As soon as Andrés A. Alonso landed in Baltimore two years ago, the city schools chief began lobbying to bring the district into the Trial Urban District Assessment program, the special administration of the National Assessment of Educational Progress.

For years, people inside and outside Baltimore had believed the city's public schools were among the worst, if not the worst, in the nation. (Season Four of The Wire didn't help dispel that image). So Alonso, a transplant from the New York City public schools, wanted hard evidence to show exactly where the district stood among its urban peers. Though the district had begun making gains on state exams, "we had no comparative frame," Alonso said, because no other districts in Maryland come close to serving as many poor students as Baltimore.
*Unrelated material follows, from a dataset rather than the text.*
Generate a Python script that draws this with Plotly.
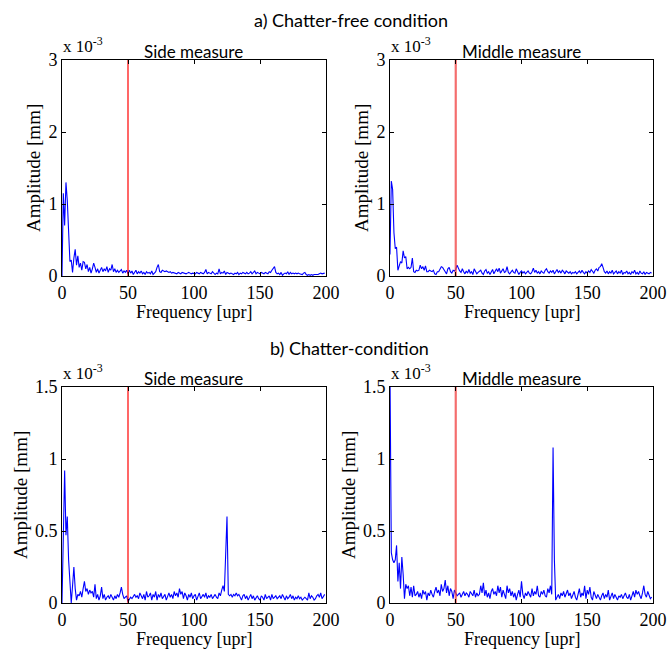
import plotly.graph_objects as go

# Frequency axis [upr]
freq = list(range(200))

# Amplitudes in units of 1e-3 mm
side_free = [
    0.00, 1.15, 0.70, 1.30, 1.05, 0.70, 0.20, 0.22, 0.05, 0.25,
    0.37, 0.15, 0.28, 0.12, 0.18, 0.08, 0.20, 0.19, 0.10, 0.16,
    0.06, 0.12, 0.04, 0.10, 0.18, 0.12, 0.05, 0.10, 0.04, 0.08,
    0.12, 0.06, 0.10, 0.07, 0.13, 0.05, 0.10, 0.08, 0.16, 0.06,
    0.10, 0.05, 0.08, 0.05, 0.07, 0.09, 0.04, 0.07, 0.05, 0.08,
    0.03, 0.08, 0.04, 0.07, 0.02, 0.06, 0.08, 0.03, 0.06, 0.04,
    0.07, 0.03, 0.05, 0.02, 0.06, 0.04, 0.05, 0.03, 0.07, 0.02,
    0.04, 0.06, 0.12, 0.16, 0.06, 0.05, 0.08, 0.07, 0.06, 0.07,
    0.06, 0.05, 0.06, 0.04, 0.05, 0.04, 0.04, 0.03, 0.05, 0.04,
    0.03, 0.05, 0.04, 0.04, 0.03, 0.04, 0.05, 0.04, 0.03, 0.04,
    0.04, 0.03, 0.05, 0.04, 0.03, 0.05, 0.04, 0.03, 0.05, 0.09,
    0.03, 0.05, 0.04, 0.03, 0.06, 0.04, 0.02, 0.04, 0.03, 0.10,
    0.03, 0.05, 0.04, 0.07, 0.02, 0.05, 0.04, 0.03, 0.04, 0.03,
    0.02, 0.04, 0.03, 0.05, 0.02, 0.04, 0.03, 0.05, 0.04, 0.03,
    0.05, 0.03, 0.04, 0.06, 0.03, 0.05, 0.07, 0.03, 0.05, 0.04,
    0.03, 0.05, 0.04, 0.03, 0.05, 0.04, 0.03, 0.06, 0.05, 0.08,
    0.10, 0.13, 0.05, 0.03, 0.04, 0.02, 0.05, 0.01, 0.03, 0.04,
    0.03, 0.06, 0.02, 0.05, 0.03, 0.04, 0.03, 0.04, 0.03, 0.04,
    0.03, 0.03, 0.02, 0.04, 0.05, 0.02, 0.01, 0.02, 0.01, 0.02,
    0.01, 0.02, 0.02, 0.01, 0.02, 0.03, 0.04, 0.03, 0.04, 0.04,
]

middle_free = [
    0.30, 1.32, 1.20, 0.60, 0.38, 0.40, 0.08, 0.15, 0.20, 0.18,
    0.35, 0.25, 0.27, 0.10, 0.12, 0.10, 0.12, 0.25, 0.06, 0.05,
    0.08, 0.07, 0.08, 0.15, 0.10, 0.13, 0.08, 0.14, 0.06, 0.06,
    0.08, 0.07, 0.06, 0.08, 0.03, 0.02, 0.06, 0.06, 0.10, 0.13,
    0.12, 0.08, 0.06, 0.03, 0.10, 0.12, 0.06, 0.04, 0.08, 0.07,
    0.09, 0.15, 0.10, 0.07, 0.05, 0.10, 0.06, 0.03, 0.07, 0.04,
    0.09, 0.04, 0.06, 0.02, 0.10, 0.05, 0.03, 0.05, 0.06, 0.08,
    0.04, 0.02, 0.07, 0.09, 0.04, 0.06, 0.02, 0.05, 0.09, 0.03,
    0.08, 0.10, 0.06, 0.11, 0.04, 0.08, 0.10, 0.05, 0.06, 0.13,
    0.05, 0.03, 0.06, 0.08, 0.05, 0.04, 0.10, 0.06, 0.02, 0.05,
    0.07, 0.04, 0.06, 0.03, 0.05, 0.07, 0.04, 0.03, 0.06, 0.11,
    0.05, 0.08, 0.04, 0.06, 0.03, 0.07, 0.05, 0.04, 0.08, 0.10,
    0.06, 0.04, 0.07, 0.05, 0.08, 0.03, 0.06, 0.09, 0.05, 0.07,
    0.04, 0.08, 0.06, 0.03, 0.07, 0.05, 0.04, 0.06, 0.03, 0.05,
    0.04, 0.06, 0.03, 0.05, 0.07, 0.04, 0.08, 0.05, 0.03, 0.06,
    0.04, 0.07, 0.05, 0.09, 0.06, 0.04, 0.08, 0.10, 0.07, 0.12,
    0.13, 0.17, 0.12, 0.06, 0.04, 0.07, 0.03, 0.06, 0.04, 0.08,
    0.03, 0.05, 0.07, 0.03, 0.06, 0.04, 0.08, 0.02, 0.05, 0.04,
    0.07, 0.03, 0.05, 0.02, 0.06, 0.04, 0.08, 0.03, 0.05, 0.02,
    0.07, 0.04, 0.03, 0.06, 0.02, 0.05, 0.04, 0.03, 0.05, 0.04,
]

side_chatter = [
    0.00, 0.60, 0.92, 0.47, 0.60, 0.30, 0.15, 0.00, 0.12, 0.25,
    0.10, 0.02, 0.06, 0.05, 0.08, 0.04, 0.10, 0.15, 0.08, 0.10,
    0.06, 0.09, 0.07, 0.08, 0.04, 0.13, 0.03, 0.06, 0.02, 0.05,
    0.11, 0.03, 0.06, 0.02, 0.04, 0.05, 0.03, 0.06, 0.04, 0.02,
    0.05, 0.03, 0.06, 0.04, 0.07, 0.11, 0.06, 0.03, 0.04, 0.05,
    0.01, 0.03, 0.04, 0.03, 0.05, 0.06, 0.04, 0.05, 0.03, 0.07,
    0.05, 0.03, 0.06, 0.02, 0.08, 0.04, 0.05, 0.07, 0.02, 0.06,
    0.04, 0.08, 0.02, 0.06, 0.04, 0.07, 0.03, 0.05, 0.06, 0.02,
    0.05, 0.07, 0.04, 0.06, 0.03, 0.08, 0.05, 0.07, 0.04, 0.10,
    0.06, 0.08, 0.03, 0.07, 0.05, 0.02, 0.06, 0.04, 0.07, 0.03,
    0.05, 0.06, 0.02, 0.04, 0.07, 0.03, 0.05, 0.06, 0.04, 0.07,
    0.03, 0.05, 0.04, 0.06, 0.03, 0.05, 0.06, 0.04, 0.03, 0.07,
    0.05, 0.09, 0.12, 0.08, 0.30, 0.60, 0.06, 0.05, 0.06, 0.04,
    0.06, 0.05, 0.07, 0.05, 0.06, 0.04, 0.02, 0.05, 0.06, 0.03,
    0.05, 0.02, 0.04, 0.06, 0.03, 0.05, 0.02, 0.04, 0.05, 0.03,
    0.02, 0.05, 0.04, 0.02, 0.06, 0.03, 0.04, 0.05, 0.02, 0.06,
    0.03, 0.04, 0.05, 0.03, 0.04, 0.05, 0.03, 0.06, 0.04, 0.02,
    0.05, 0.03, 0.04, 0.06, 0.03, 0.05, 0.02, 0.04, 0.03, 0.05,
    0.03, 0.04, 0.02, 0.03, 0.04, 0.03, 0.02, 0.07, 0.03, 0.05,
    0.04, 0.02, 0.03, 0.05, 0.06, 0.04, 0.07, 0.03, 0.05, 0.06,
]

middle_chatter = [
    1.60, 0.35, 0.30, 0.28, 0.30, 0.40, 0.15, 0.28, 0.10, 0.32,
    0.20, 0.03, 0.13, 0.10, 0.12, 0.05, 0.11, 0.04, 0.12, 0.05,
    0.06, 0.08, 0.04, 0.07, 0.03, 0.09, 0.06, 0.08, 0.02, 0.07,
    0.05, 0.09, 0.06, 0.04, 0.08, 0.11, 0.07, 0.09, 0.05, 0.13,
    0.08, 0.10, 0.16, 0.07, 0.12, 0.05, 0.10, 0.08, 0.03, 0.09,
    0.07, 0.05, 0.06, 0.07, 0.04, 0.06, 0.08, 0.05, 0.07, 0.06,
    0.04, 0.08, 0.06, 0.05, 0.09, 0.04, 0.07, 0.05, 0.06, 0.12,
    0.07, 0.14, 0.05, 0.09, 0.04, 0.07, 0.03, 0.08, 0.10, 0.06,
    0.08, 0.05, 0.12, 0.07, 0.11, 0.04, 0.09, 0.06, 0.03, 0.12,
    0.07, 0.10, 0.05, 0.08, 0.04, 0.07, 0.02, 0.06, 0.09, 0.04,
    0.15, 0.06, 0.03, 0.07, 0.05, 0.08, 0.06, 0.04, 0.10, 0.05,
    0.08, 0.06, 0.12, 0.05, 0.04, 0.08, 0.06, 0.09, 0.05, 0.04,
    0.10, 0.07, 0.12, 0.06, 1.08, 0.30, 0.02, 0.04, 0.06, 0.03,
    0.07, 0.05, 0.08, 0.04, 0.06, 0.09, 0.05, 0.07, 0.03, 0.06,
    0.08, 0.04, 0.02, 0.06, 0.10, 0.04, 0.07, 0.05, 0.12, 0.03,
    0.09, 0.06, 0.11, 0.04, 0.02, 0.08, 0.05, 0.03, 0.06, 0.04,
    0.02, 0.05, 0.07, 0.03, 0.06, 0.04, 0.09, 0.02, 0.05, 0.07,
    0.03, 0.06, 0.04, 0.02, 0.05, 0.04, 0.06, 0.03, 0.05, 0.07,
    0.04, 0.03, 0.06, 0.02, 0.05, 0.08, 0.04, 0.09, 0.06, 0.08,
    0.05, 0.03, 0.07, 0.12, 0.06, 0.04, 0.08, 0.05, 0.03, 0.04,
]

marker_freq = 50
x_ticks = [0, 50, 100, 150, 200]
y_ticks_free = [0, 1, 2, 3]
y_ticks_chatter = [0, 0.5, 1, 1.5]

W, H = 667, 650
def px_x(p): return p / W
def px_y(p): return 1 - p / H

panels = [
    # data, subtitle, x px, y px, y range, y ticks, red marker style, y-title offset
    (side_free, "Side measure", (62, 326), (60, 276), [0, 3], y_ticks_free, ("#ff0000", 1.2), 29),
    (middle_free, "Middle measure", (390, 653), (60, 276), [0, 3], y_ticks_free, ("rgba(240,60,60,0.75)", 2.2), 29),
    (side_chatter, "Side measure", (62, 326), (387, 603), [0, 1.5], y_ticks_chatter, ("#ff0000", 1.2), 42),
    (middle_chatter, "Middle measure", (390, 653), (387, 603), [0, 1.5], y_ticks_chatter, ("rgba(240,60,60,0.75)", 2.2), 42),
]

serif = "Liberation Serif, Times New Roman, serif"
sans = "Lato, Open Sans, sans-serif"
black = "black"

fig = go.Figure()
layout = dict(width=W, height=H, margin=dict(l=0, r=0, t=0, b=0, autoexpand=False),
              paper_bgcolor="white", plot_bgcolor="white", showlegend=False)
annotations = []

for i, (data, sub, xd, yd, yr, yt, red, yoff) in enumerate(panels):
    n = i + 1
    xa = "x" if n == 1 else f"x{n}"
    ya = "y" if n == 1 else f"y{n}"
    xkey = "xaxis" if n == 1 else f"xaxis{n}"
    ykey = "yaxis" if n == 1 else f"yaxis{n}"
    fig.add_trace(go.Scatter(x=freq, y=data, mode="lines",
                             line=dict(color="#0000ff", width=1.1),
                             xaxis=xa, yaxis=ya, hoverinfo="skip"))
    fig.add_trace(go.Scatter(x=[marker_freq, marker_freq], y=[yr[0], yr[1]], mode="lines",
                             line=dict(color=red[0], width=red[1]),
                             xaxis=xa, yaxis=ya, hoverinfo="skip"))
    common = dict(showline=True, linecolor=black, linewidth=1, mirror="ticks",
                  ticks="inside", ticklen=4, tickcolor=black, showgrid=False,
                  zeroline=False, automargin=False,
                  tickfont=dict(family=serif, size=18, color=black))
    layout[xkey] = dict(domain=[px_x(xd[0]), px_x(xd[1])], range=[0, 200],
                        tickvals=x_ticks, anchor=ya, **common)
    layout[ykey] = dict(domain=[px_y(yd[1]), px_y(yd[0])], range=yr,
                        tickvals=yt, anchor=xa, **common)
    cx = (xd[0] + xd[1]) / 2
    cy = (yd[0] + yd[1]) / 2
    annotations.append(dict(text="Amplitude [mm]", x=px_x(xd[0] - yoff), y=px_y(cy),
                            xref="paper", yref="paper", xanchor="center", yanchor="middle",
                            textangle=-90, showarrow=False,
                            font=dict(family=serif, size=19, color=black)))
    annotations.append(dict(text="Frequency [upr]", x=px_x(cx), y=px_y(yd[1] + 36),
                            xref="paper", yref="paper", xanchor="center", yanchor="middle",
                            showarrow=False, font=dict(family=serif, size=18, color=black)))
    annotations.append(dict(text="x 10<sup>-3</sup>", x=px_x(xd[0] - 1), y=px_y(yd[0] - 2),
                            xref="paper", yref="paper", xanchor="left", yanchor="bottom",
                            showarrow=False, font=dict(family=serif, size=17, color=black)))
    annotations.append(dict(text=sub, x=px_x(xd[0] + 131), y=px_y(yd[0] - 9),
                            xref="paper", yref="paper", xanchor="center", yanchor="middle",
                            showarrow=False, font=dict(family=sans, size=17, color=black)))

annotations.append(dict(text="a) Chatter-free condition", x=px_x(351), y=px_y(20),
                        xref="paper", yref="paper", xanchor="center", yanchor="middle",
                        showarrow=False, font=dict(family=sans, size=18, color=black)))
annotations.append(dict(text="b) Chatter-condition", x=px_x(350), y=px_y(348),
                        xref="paper", yref="paper", xanchor="center", yanchor="middle",
                        showarrow=False, font=dict(family=sans, size=18, color=black)))

layout["annotations"] = annotations
fig.update_layout(**layout)
fig.write_html("out.html", config={"displayModeBar": False},
               post_script="document.body.style.margin='0';document.body.style.overflow='hidden';")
Yesterday, the district saw its first NAEP results spelled out--for 4th and 8th grade mathematics--and found itself mostly in the middle of the pack. At the 4th grade level, Baltimore scored just behind Atlanta and had the same scale scores as Chicago, Los Angeles, and Philadelphia. In the 8th grade, the district was near the bottom, only scoring better than Detroit, the District of Columbia, Cleveland, and Milwaukee.

Alonso had some of his research people break out Baltimore's results in different ways. Looking only at how African-American students did--and Baltimore had the highest concentration of black students who took the NAEP this year--the district looks better at both grade levels. The district also looked better when it considered only the performance of students who qualify for free and reduced-priced meals.

Mr. Alonso sees the results as a validation of the gains that students have made on state exams over the last few years. Earlier this year, the district shed its designation of "in corrective action" because of the steady academic gains of its elementary students.

"There will always be skeptics when African-American and Latino kids make progress," Mr. Alonso told me. "They will say that the standards were somehow demoted or that there was cheating, so by doing the Trial Urban Assessment, we could establish beyond a shadow of a doubt that the gains we've been making are real."

Still, the superintendent is not satisfied with the district's performance and told Baltimore Sun reporter Liz Bowie that he might overhaul the math curriculum.

Here's how he put it to me: "Now we go back to the drawing board and look at standards and curriculum, and analyze the areas where we show strength and weaknesses," he said. "And then we've got to work toward creating a culture in the district where [NAEP] becomes the higher standard that we move toward."